Western Drama Festival, March 2018
Celebrating 75 Years – The Next Chapter

Synopsis of Plays

Lifford Players, Co. Donegal
"Dancing at Lughnasa" by Brian Friel

Dancing at Lughnasa is a lovely drama for all ages and tastes. Based in Ireland, narrated by Michael, he looks back on a particular summer of his childhood, which revolves around his family of mother, four aunts, uncle, father and himself as a child. The plot follows the memories of that iconic summer, exploring many themes and ideas, in the special realistic style of Mr Friel.

Saturday 3rd March


Sunday 4th March
Letterkenny Music & Dramatic Society, Co. Donegal
"Beneath an Irish Sky" by Kieran Kelly

Inspired by archive reports and eyewitness testimonies, this is a new play that looks at the events of the ‘decade of change’ from a Donegal perspective. Set in Letterkenny between the years 1914-1924, I t tells the fictionalised account of one man Brendan McDevitt, questioning what made him pick up a gun to fight for his country. This life altering decision will have far reaching implications for both himself and his family.

Monday 5th March
Clann Machua, Kiltimagh, Co. Mayo
"The Cripple of Inishmaan" by Martin McDonagh

The Cripple of Inishmaan may very well be McDonagh’s finest play…A rare and enchanted production that will live in your memory for years to come. Set on the small Aran Islands community of Inishmaan off the Western Coast of Ireland in 1934, where the inhabitants are excited to learn of a Hollywood film crew's arrival in neighbouring Inishmore to make a documentary about life on the islands.

Tuesday 6th March
 Phoenix Players, Co. Sligo
"Burried Child" by Sam Shephard

Sam Shepard’s Pulitzer Prize winning play, with its surreal dark humour, explores universal themes which are taboo within society.  Vince returns to find the degeneration of this once noble farm family in Illinois. One catastrophic event is the root cause of the degradation of a once proud family, caused by a secret buried in the dark. Has Tilden’s persistent search enabled his family to emerge ‘Phoenix Like’ from the ashes?

Wednesday 7th March
Schull Drama Group, Co. Cork
"No Man's Land" by Harold Pinter

This exquisite production, in serving up profound mediations on reality, loneliness, rivalry and mortality, make a compelling case for the ways that theatre can shed light on the human condition.

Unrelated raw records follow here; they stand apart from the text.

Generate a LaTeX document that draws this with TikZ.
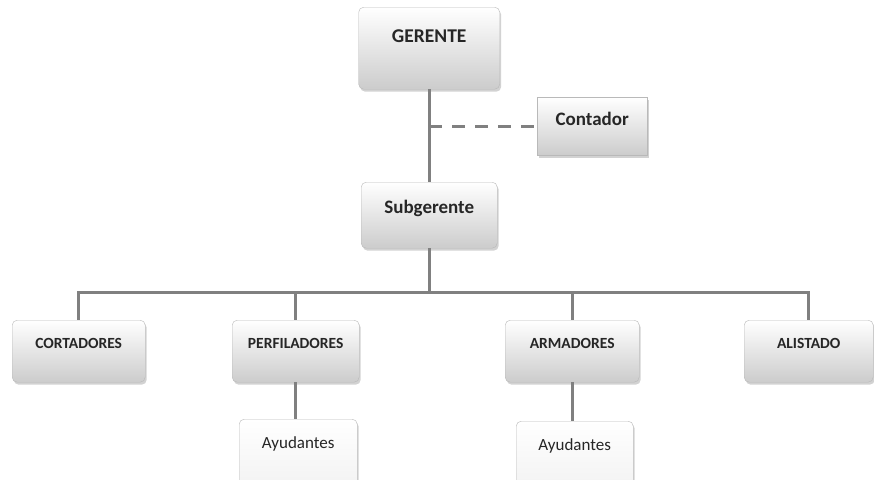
\documentclass[tikz,border=0pt]{standalone}
\usepackage{fontspec}
\setmainfont{Carlito}
\usetikzlibrary{shadows}

\tikzset{
  unit/.style={draw=gray!55, rounded corners=5pt, top color=white, bottom color=gray!40,
    drop shadow={shadow xshift=1.5pt, shadow yshift=-2.5pt, opacity=.35},
    inner sep=0pt, anchor=north west, text=black!85,
    font=\bfseries\fontsize{15.5}{18}\selectfont},
  helper/.style={unit, bottom color=gray!10, font=\fontsize{17}{20}\selectfont},
  link/.style={draw=gray, line width=3pt}
}

\begin{document}
\begin{tikzpicture}[x=1pt, y=-1pt]
\clip (0,0) rectangle (874,479);
\fill[white] (0,0) rectangle (874,479);
% cajas
\node[unit, minimum width=141pt, text height=35pt, text depth=47pt, font=\bfseries\fontsize{19.5}{22}\selectfont] (ger) at (358.5,7) {GERENTE};
\node[unit, rounded corners=0pt, minimum width=110pt, text height=28pt, text depth=30pt, font=\bfseries\fontsize{19}{22}\selectfont] (cont) at (537,97) {Contador};
\node[unit, minimum width=136pt, text height=31pt, text depth=35pt, font=\bfseries\fontsize{19}{22}\selectfont] (sub) at (361,182) {Subgerente};
\node[unit, minimum width=133pt, text height=28pt, text depth=34pt] (cort) at (12,320) {CORTADORES};
\node[unit, minimum width=127pt, text height=28pt, text depth=34pt] (perf) at (232,320) {PERFILADORES};
\node[unit, minimum width=134pt, text height=28pt, text depth=34pt] (arm) at (505,320) {ARMADORES};
\node[unit, minimum width=129pt, text height=28pt, text depth=34pt] (ali) at (744,320) {ALISTADO};
\node[helper, minimum width=118pt, text height=29pt, text depth=40pt] (ayu1) at (239,419) {Ayudantes};
\node[helper, minimum width=117pt, text height=29pt, text depth=40pt] (ayu2) at (516,421) {Ayudantes};
% lineas
\coordinate (tap) at (ger.south |- cont.west);
\path (sub.south) ++(0,44) coordinate (bus);
\draw[link] (ger.south) -- (sub.north);
\draw[link, dash pattern=on 13pt off 10pt] (tap) -- (cont.west);
\draw[link] (sub.south) -- (bus);
\foreach \n in {cort,perf,arm,ali}
  \draw[link] (bus) -| (\n.north);
\draw[link] (perf.south) -- (perf.south |- ayu1.north);
\draw[link] (arm.south) -- (arm.south |- ayu2.north);
\end{tikzpicture}
\end{document}
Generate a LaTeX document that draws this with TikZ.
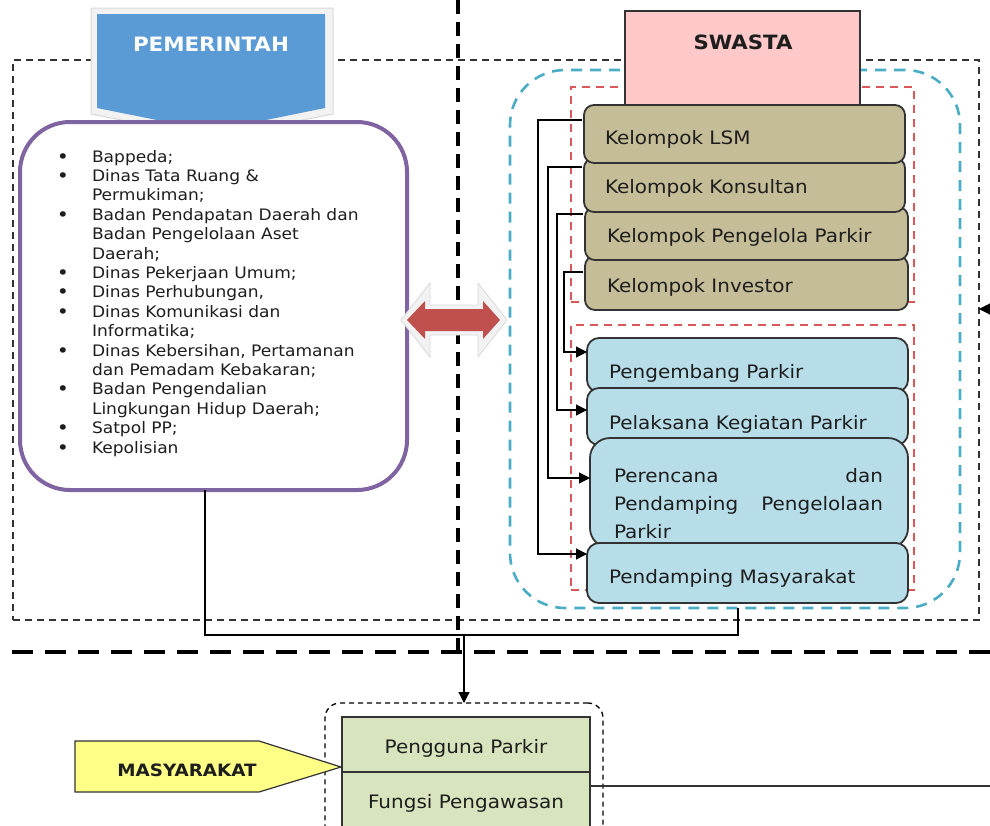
\documentclass[tikz,border=0pt]{standalone}
\usepackage{fontspec}
\setmainfont[FakeStretch=1.08]{DejaVu Sans}
\usetikzlibrary{arrows.meta,calc}
\definecolor{banblue}{HTML}{5B9BD5}
\definecolor{govpurple}{HTML}{8064A2}
\definecolor{arrred}{HTML}{C0504D}
\definecolor{swpink}{HTML}{FFC9C9}
\definecolor{regblue}{HTML}{4BACC6}
\definecolor{regred}{HTML}{D9595A}
\definecolor{tanfill}{HTML}{C4BD97}
\definecolor{lbfill}{HTML}{B7DDE8}
\definecolor{grfill}{HTML}{D7E4BD}
\definecolor{yelfill}{HTML}{FFFF88}
\definecolor{txt}{HTML}{1E1E1E}
\definecolor{edge}{HTML}{333333}
\begin{document}
\begin{tikzpicture}[x=1pt,y=-1pt,
 every node/.style={inner sep=0pt,outer sep=0pt},
 outerdash/.style={draw=edge,line width=1.6pt,dash pattern=on 7pt off 5pt},
 bigdash/.style={draw=black,line width=3.6pt},
 regionblue/.style={draw=regblue,line width=2.6pt,dash pattern=on 11pt off 8pt,rounded corners=55pt},
 regionred/.style={draw=regred,line width=2pt,dash pattern=on 8pt off 6pt},
 tanbox/.style={draw=edge,fill=tanfill,line width=1.8pt,rounded corners=10pt},
 bluebox/.style={draw=edge,fill=lbfill,line width=1.8pt,rounded corners=12pt},
 greenbox/.style={draw=edge,fill=grfill,line width=1.4pt},
 boxtext/.style={font=\fontsize{18.5}{22}\selectfont,text=txt,anchor=base west},
 bltext/.style={font=\fontsize{15.8}{19}\selectfont,text=txt,anchor=base west},
 bottext/.style={font=\fontsize{18.5}{22}\selectfont,text=txt},
 conn/.style={draw=black,line width=1.1pt},
 connarrow/.style={conn,-{Triangle[length=11pt,width=11pt]}},
]
\useasboundingbox (0,0) rectangle (990,825);

% outer dashed frame
\node[outerdash,minimum width=966pt,minimum height=560pt] (outer) at (496,340) {};
% thick separators
\draw[bigdash,dash pattern=on 14pt off 8pt] (458,0) -- (458,650);
\draw[bigdash,dash pattern=on 21pt off 12pt] (12,652) -- (990,652);

% swasta regions
\node[regionblue,minimum width=450pt,minimum height=538pt] (swregion) at (735,339) {};
\node[regionred,minimum width=343pt,minimum height=215pt] (redtop) at (742.5,194.5) {};
\node[regionred,minimum width=343pt,minimum height=265pt] (redbot) at (742.5,457.5) {};

% PEMERINTAH banner
\filldraw[fill=gray!10,draw=gray!30,line width=1pt] (91,8) -- (333,8) -- (333,114) -- (212,138) -- (91,114) -- cycle;
\fill[banblue] (97,14) -- (325,14) -- (325,108) -- (212,131) -- (97,108) -- cycle;
\node[font=\bfseries\fontsize{19.8}{22}\selectfont,text=white] (pem) at (211,44.5) {PEMERINTAH};

% government box
\node[draw=govpurple,fill=white,line width=4pt,rounded corners=50pt,minimum width=387pt,minimum height=368pt] (gov) at (213.5,306) {};
\foreach \i/\b/\t in {0/1/{Bappeda;},1/1/{Dinas Tata Ruang \&},2/0/{Permukiman;},3/1/{Badan Pendapatan Daerah dan},4/0/{Badan Pengelolaan Aset},5/0/{Daerah;},6/1/{Dinas Pekerjaan Umum;},7/1/{Dinas Perhubungan,},8/1/{Dinas Komunikasi dan},9/0/{Informatika;},10/1/{Dinas Kebersihan, Pertamanan},11/0/{dan Pemadam Kebakaran;},12/1/{Badan Pengendalian},13/0/{Lingkungan Hidup Daerah;},14/1/{Satpol PP;},15/1/{Kepolisian}}{
  \node[bltext] (l\i) at (92,{162+19.4*\i}) {\t};
  \ifnum\b=1 \node[bltext,font=\fontsize{19}{19}\selectfont,anchor=base] (b\i) at (63,{163+19.4*\i}) {\textbullet}; \fi
}

% double arrow
\filldraw[fill=gray!10,draw=gray!30,line width=0.8pt] (401,320) -- (430,283) -- (430,305) -- (478,305) -- (478,283) -- (507,320) -- (478,357) -- (478,335) -- (430,335) -- (430,357) -- cycle;
\fill[arrred] (407,320) -- (425,301) -- (425,309) -- (483,309) -- (483,301) -- (500,320) -- (483,339) -- (483,331) -- (425,331) -- (425,339) -- cycle;

% SWASTA
\node[draw=edge,fill=swpink,line width=1.4pt,minimum width=235pt,minimum height=94pt] (swasta) at (742.5,58) {};
\node[font=\bfseries\fontsize{19.7}{22}\selectfont,text=txt] (swtxt) at (743,42.5) {SWASTA};

% tan boxes
\node[tanbox,minimum width=323pt,minimum height=54pt] (inv) at (746.5,283) {};
\node[tanbox,minimum width=323pt,minimum height=53pt] (peng) at (746.5,233.5) {};
\node[tanbox,minimum width=321pt,minimum height=54pt] (kons) at (744.5,185) {};
\node[tanbox,minimum width=321pt,minimum height=58pt] (lsm) at (744.5,134) {};
\node[boxtext] (tlsm) at (605,144) {Kelompok LSM};
\node[boxtext] (tkons) at (605,193) {Kelompok Konsultan};
\node[boxtext] (tpeng) at (607,242) {Kelompok Pengelola Parkir};
\node[boxtext] (tinv) at (607,292) {Kelompok Investor};

% blue boxes
\node[bluebox,minimum width=321pt,minimum height=54pt] (pbang) at (747.5,365) {};
\node[bluebox,minimum width=321pt,minimum height=57pt] (plak) at (747.5,416.5) {};
\node[bluebox,rounded corners=20pt,minimum width=318pt,minimum height=110pt] (pren) at (749,493) {};
\node[bluebox,minimum width=321pt,minimum height=60pt] (pdamp) at (747.5,573) {};
\node[boxtext] (tpbang) at (609,378) {Pengembang Parkir};
\node[boxtext] (tplak) at (609,429) {Pelaksana Kegiatan Parkir};
\node[boxtext] (tpren1) at (614,482) {Perencana};
\node[boxtext,anchor=base east] (tpren2) at (883,482) {dan};
\node[boxtext] (tpren3) at (614,510) {Pendamping};
\node[boxtext,anchor=base east] (tpren4) at (883,510) {Pengelolaan};
\node[boxtext] (tpren5) at (614,538) {Parkir};
\node[boxtext] (tpdamp) at (609,583) {Pendamping Masyarakat};

% connectors inside swasta
\draw[connarrow] ([xshift=-2pt,yshift=14pt]lsm.west) -- ++(-44,0) |- ([yshift=19pt]pdamp.west);
\draw[connarrow] ([xshift=-2pt,yshift=18pt]kons.west) -- ++(-34,0) |- ([yshift=15pt]pren.west);
\draw[connarrow] ([xshift=-2pt,yshift=19.5pt]peng.west) -- ++(-26,0) |- ([yshift=6.5pt]plak.west);
\draw[connarrow] ([xshift=-2pt,yshift=11pt]inv.west) -- ++(-19,0) |- ([yshift=13pt]pbang.west);

% bottom area
\node[draw=black,line width=1.3pt,dash pattern=on 5pt off 4pt,rounded corners=15pt,minimum width=278pt,minimum height=142pt] (mzone) at (464,774) {};
\node[greenbox,minimum width=248pt,minimum height=58pt] (fungsi) at (466,801) {};
\node[greenbox,minimum width=248pt,minimum height=55pt] (pengguna) at (466,744.5) {};
\draw[line width=2.5pt,edge] (pengguna.south west) -- (pengguna.south east);
\node[bottext] (tpengguna) at (466,748) {Pengguna Parkir};
\node[bottext] (tfungsi) at (466,803) {Fungsi Pengawasan};
\filldraw[fill=yelfill,draw=edge,line width=1.2pt] (75,741) -- (259,741) -- (341,767) -- (259,792) -- (75,792) -- cycle;
\node[font=\bfseries\fontsize{17}{20}\selectfont,text=txt] (masy) at (187,770) {MASYARAKAT};

% main connectors
\coordinate (j) at (464,635);
\draw[conn] ([xshift=-8.5pt]gov.south) |- (j) -| ([xshift=3pt]swregion.south);
\draw[connarrow] (j) -- (mzone.north);
\coordinate (rightend) at (990,786);
\draw[conn,draw=edge,line width=1.5pt] ([yshift=15pt]fungsi.east) -- (rightend);
\coordinate (rin) at (998,309);
\draw[connarrow] (rin) -- (outer.east |- rin);
\end{tikzpicture}
\end{document}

The poetry contained in Pinter's psychological study of both sides of the creative coin- being consumed by struggle and failure, trapped in a No Man's Land which never moves, which never changes, which never grows older, but which remains forever icy and silent.

Thursday 8th March
 Butt Drama Circle, Co. Donegal
"Three Days of Rain" by Richard Greenberg

Walker, his sister Nan, and friend Pip meet to settle their parents' estate. Over “three days of rain" entered in their young fathers ‘architect's diary, they play their own parents revealing ‘romantic significance and creative dilemma’. Their fathers were long-time friends and partners in architecture. Whose was the guiding hand? In this tense and brittle reunion, much more is at stake than who gets the house. Enthralling theatre ensues!

Friday 9th March
Wexford Drama Group, Co. Wexford
"Proof" by David Auburn

When this very beautiful and interesting play “Proof” premiered on Broadway in October 2000 it received national attention. The play concerns Catherine, the daughter of Robert. Upon Robert's death, his ex-graduate student Hal discovers a paradigm-shifting proof about prime numbers in Robert's office. The title refers both to that proof and to the play's central question: Can Catherine prove the proof's authorship and deal with its consequences?

Saturday 10th March
 Bradán Players, Co. Kildare
"Conservatory" by Michael West

When the play was first presented, Emer O’Kelly wrote “a marvellous play, absorbing, intense and elegant”. It tells the story of an elderly couple sitting in a dark room in their house, doing the crossword, taking their tablets and knitting, all the while raking over a traumatic past that has all but destroyed them. “The language is neat and cutting as a surgical implement” — Alan O’Riordan,   Irish Examiner.

Sunday 11th March 
Brideview Drama, Co. Waterford
"Stolen Child" by Bairbre Ní Chaoimh and Yvonne Quinn

This is a moving, sad and brilliant play which tells the story of a young Dublin woman’s journey to find her natural mother. She elicits the help of a shambolic private detective whose irreverent humour and hard-drinking lifestyle mask a deep understanding of human frailty. It was one of the first works to explore the secret history of Ireland’s Industrial schools.